Di che cosa si occupa nello specifico?
«Usando un’espressione inglese potremmo dire che porto tre cappelli. Uno è quello del Senseable City Lab, il laboratorio di ricerca che dirigo al Mit; un altro è quello del Cra, lo studio di architettura e design che ha sede a Torino e New York; un terzo cappello riguarda il mondo delle startup. Sono sguardi rivolti verso la stessa realtà in trasformazione; sguardi, di cui parlavamo prima, che da angolazioni diverse guardano alla ricerca, al progetto e al prodotto finale».
A proposito di progetti, a cosa sta lavorando in questo preciso momento?
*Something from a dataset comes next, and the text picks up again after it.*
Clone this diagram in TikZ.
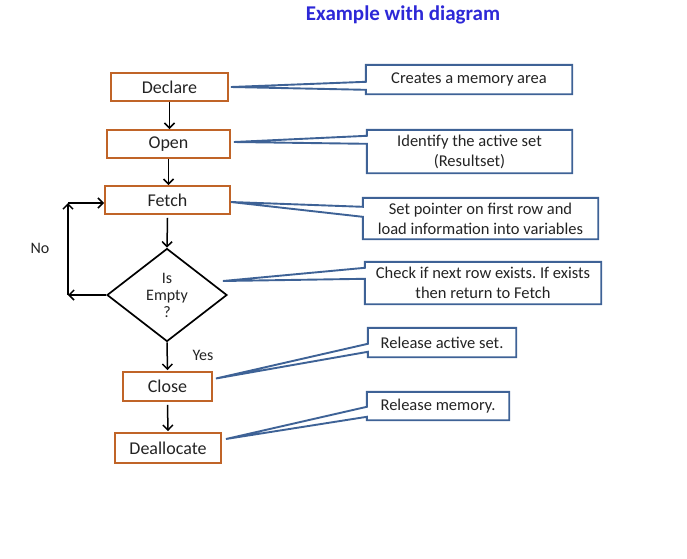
\documentclass[tikz,border=0pt]{standalone}
\usepackage{fontspec}
\setmainfont{Carlito}
\frenchspacing
\usetikzlibrary{shapes.geometric,calc,arrows.meta}
\definecolor{boxorange}{RGB}{192,100,40}
\definecolor{callblue}{RGB}{62,98,150}
\definecolor{titleblue}{RGB}{45,40,215}
\definecolor{txt}{RGB}{35,35,35}
\newcommand{\callshape}[4]{%
  \draw[callline] (#1.north west) -- (#1.north east) -- (#1.south east) -- (#1.south west)
    -- ([yshift=-#4pt]#1.north west) -- (#2) -- ([yshift=-#3pt]#1.north west) -- cycle;}
\begin{document}
\begin{tikzpicture}[x=1pt,y=-1pt,
  flowbox/.style={draw=boxorange,line width=1.9pt,minimum height=28pt,inner sep=0pt,
    text=txt,font=\fontsize{18}{20}\selectfont},
  decision/.style={draw=black,line width=1.7pt,diamond,aspect=1.29,minimum width=120pt,
    minimum height=93pt,inner sep=0pt,align=center,text=txt,font=\fontsize{16}{17}\selectfont},
  callbox/.style={inner sep=0pt,align=center,text=txt,font=\fontsize{16.5}{20}\selectfont},
  callline/.style={draw=callblue,line width=1.9pt,line join=miter},
  flow/.style={draw=black,line width=1.5pt,-{Straight Barb[length=5pt,width=10pt,line width=1.5pt]}},
  lbl/.style={text=txt,font=\fontsize{16}{18}\selectfont}]
\useasboundingbox (0,0) rectangle (687,558);
\node[font=\bfseries\fontsize{21}{24}\selectfont,text=titleblue] (title) at (403,15) {Example with diagram};
% flowchart
\node[flowbox,minimum width=117pt] (declare) at (169.5,87) {Declare};
\node[flowbox,minimum width=123pt] (open) at (168.5,144) {Open};
\node[flowbox,minimum width=125pt] (fetch) at (167.5,200) {Fetch};
\node[decision] (empty) at (167,295) {Is\\Empty\\?};
\node[flowbox,minimum width=89pt,minimum height=29pt] (close) at (167.5,386.5) {Close};
\node[flowbox,minimum width=106pt,minimum height=30pt] (dealloc) at (168,448) {Deallocate};
\draw[flow] (declare.south) -- (declare.south |- open.north);
\draw[flow] (open.south) -- (open.south |- fetch.north);
\draw[flow] ([yshift=-3pt]fetch.south) -- (empty.north);
\draw[flow] (empty.south) -- ([yshift=1pt]close.north);
\draw[flow] ([yshift=-3pt]close.south) -- ([yshift=1pt]dealloc.north);
\coordinate (lpa) at (68,295);
\coordinate (lpb) at (68,203);
\draw[flow] (empty.west) -- (lpa);
\draw[flow] (lpa) -- (lpb);
\draw[flow] (lpb) -- (lpb -| fetch.west);
\node[lbl] (no) at (40,248) {No};
\node[lbl] (yes) at (203,355) {Yes};
% callouts
\node[callbox,minimum width=206pt,minimum height=29pt] (c1) at (469,79.5) {Creates a memory area};
\node[callbox,minimum width=205pt,minimum height=43pt] (c2) at (469.5,151.5) {Identify the active set\\(Resultset)};
\node[callbox,minimum width=235pt,minimum height=41pt] (c3) at (480.5,218.5) {Set pointer on first row and\\load information into variables};
\node[callbox,minimum width=236pt,minimum height=42pt] (c4) at (483,283) {Check if next row exists. If exists\\then return to Fetch};
\node[callbox,minimum width=148pt,minimum height=29pt] (c5) at (442,342.5) {Release active set.};
\node[callbox,minimum width=142pt,minimum height=28pt] (c6) at (438,406) {Release memory.};
\coordinate (t1) at ($(declare.east)+(2,0)$);
\coordinate (t2) at ($(open.east)+(3,-2)$);
\coordinate (t3) at ($(fetch.east)+(0,2)$);
\coordinate (t4) at ($(empty.east)+(-5,-14)$);
\coordinate (t5) at ($(close.east)+(3,-8)$);
\coordinate (t6) at ($(dealloc.east)+(4,-9)$);
\callshape{c1}{t1}{17}{25}
\callshape{c2}{t2}{6}{14}
\callshape{c3}{t3}{9}{19}
\callshape{c4}{t4}{6}{17}
\callshape{c5}{t5}{16}{24}
\callshape{c6}{t6}{15}{25}
\end{tikzpicture}
\end{document}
«Al Mit stiamo lavorando molto sull’uso dell’intelligenza artificiale per analizzare le “scheletrature” delle città. Con Cra, invece, ci stiamo cimentando su diverse scale di intervento e diversi ambiti. Abbiamo appena completato la realizzazione del Padiglione Italia per Expo Dubai, che sarà inaugurato nei prossimi giorni; inoltre, abbiamo presentato il “masterplan” vincitore del concorso per la riqualificazione dello Scalo di Porta Romana a Milano».
Quale approccio guida le sue attività?
«In generale, credo che oggi sia importante riportare la natura in città con modalità nuove, dopo le devastazioni del secolo passato».
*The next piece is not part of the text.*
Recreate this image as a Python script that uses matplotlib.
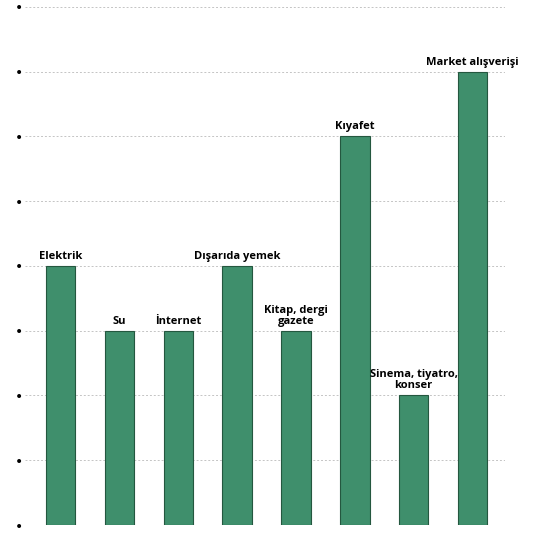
import matplotlib.pyplot as plt
import numpy as np

# harcama kalemleri
categories = ['Elektrik', 'Su', 'İnternet', 'Dışarıda yemek', 'Kitap, dergi\ngazete',
              'Kıyafet', 'Sinema, tiyatro,\nkonser', 'Market alışverişi']
values = [4, 3, 3, 4, 3, 6, 2, 7]
levels = list(range(0, 9))

fig = plt.figure(figsize=(5.4, 5.33), dpi=100)
ax = fig.add_axes([0.046, 0.015, 0.89, 0.972])

x = np.arange(len(categories))
ax.bar(x, values, width=0.5, color='#3f8f6c', edgecolor='#24573f', linewidth=0.8, zorder=3)

for xi, v, lab in zip(x, values, categories):
    ax.annotate(lab, (xi, v), xytext=(0, 3), textcoords='offset points',
                ha='center', va='bottom', fontsize=8, fontweight='bold',
                family='Open Sans', linespacing=1.0, zorder=4)

ax.set_xlim(-0.61, 7.56)
ax.set_ylim(0, 8)
ax.set_yticks(levels)
ax.set_yticklabels(['•'] * len(levels), fontsize=10)
ax.tick_params(axis='y', length=0, pad=1)
ax.set_xticks([])
ax.grid(axis='y', color='#c4c4c4', linestyle=(0, (2, 2)), linewidth=0.7, zorder=0)
for s in ['top', 'right', 'bottom', 'left']:
    ax.spines[s].set_visible(False)

plt.savefig('out.png')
Cosa significa, per lei, “città sostenibile”?
«Per definire una città “sostenibile” è necessario andare oltre la lettura meramente ambientale e includere anche gli aspetti socio-economici».
Su questo fronte, qual è la situazione in Italia?
«Il nostro Paese, da questo punto di vista, presenta casi “sostenibili” un po’ a macchia di leopardo, con aree di eccellenza che coesistono con altre realtà piuttosto in ritardo. Tra le prime metterei senza dubbio Milano, che sta indagando in maniera innovativa il tema di una doppia convergenza tra naturale e artificiale. Da un lato, il mondo digitale ci permette di far sì che il mondo da noi modellato, quello delle nostre città e dei nostri edifici per intenderci, si comporti sempre più come un organismo vivente. I nostri spazi diventano capaci di adattarsi in tempo reale alle condizioni circostanti. Dall’altro lato, le nuove tecnologie ci consentono di incorporare la natura delle nostre creazioni nelle città».
Di recente, è stato ospite di un incontro di approfondimento urbanistico promosso dal Comune di Cuneo. Quali possibilità di sviluppo vede per la città e, in quale misura, il Cuneese dovrà adattarsi ai cambiamenti futuri?
«Il torinese Carlo Mollino, tra i maggiori architetti del ’900, diceva che per essere autenticamente globali è necessario essere sinceramente locali. Per questo mi ha fatto molto piacere che con il nostro studio abbiamo potuto lavorare proprio a Cuneo, su due temi tanto essenziali quanto trasversali che crediamo dovranno essere al centro dell’agenda urbana nei prossimi anni: intergenerazionalità e agricoltura urbana. In altri termini, comunità miste tra giovani e anziani da un lato e i nuovi modi di vivere la città e la campagna dall’altro. Tutto questo all’interno di progetti di rigenerazione urbana, in cui si trasformano e migliorano aree già edificate scongiurando un altro grande pericolo, sempre più minaccioso: l’ulteriore consumo di suolo».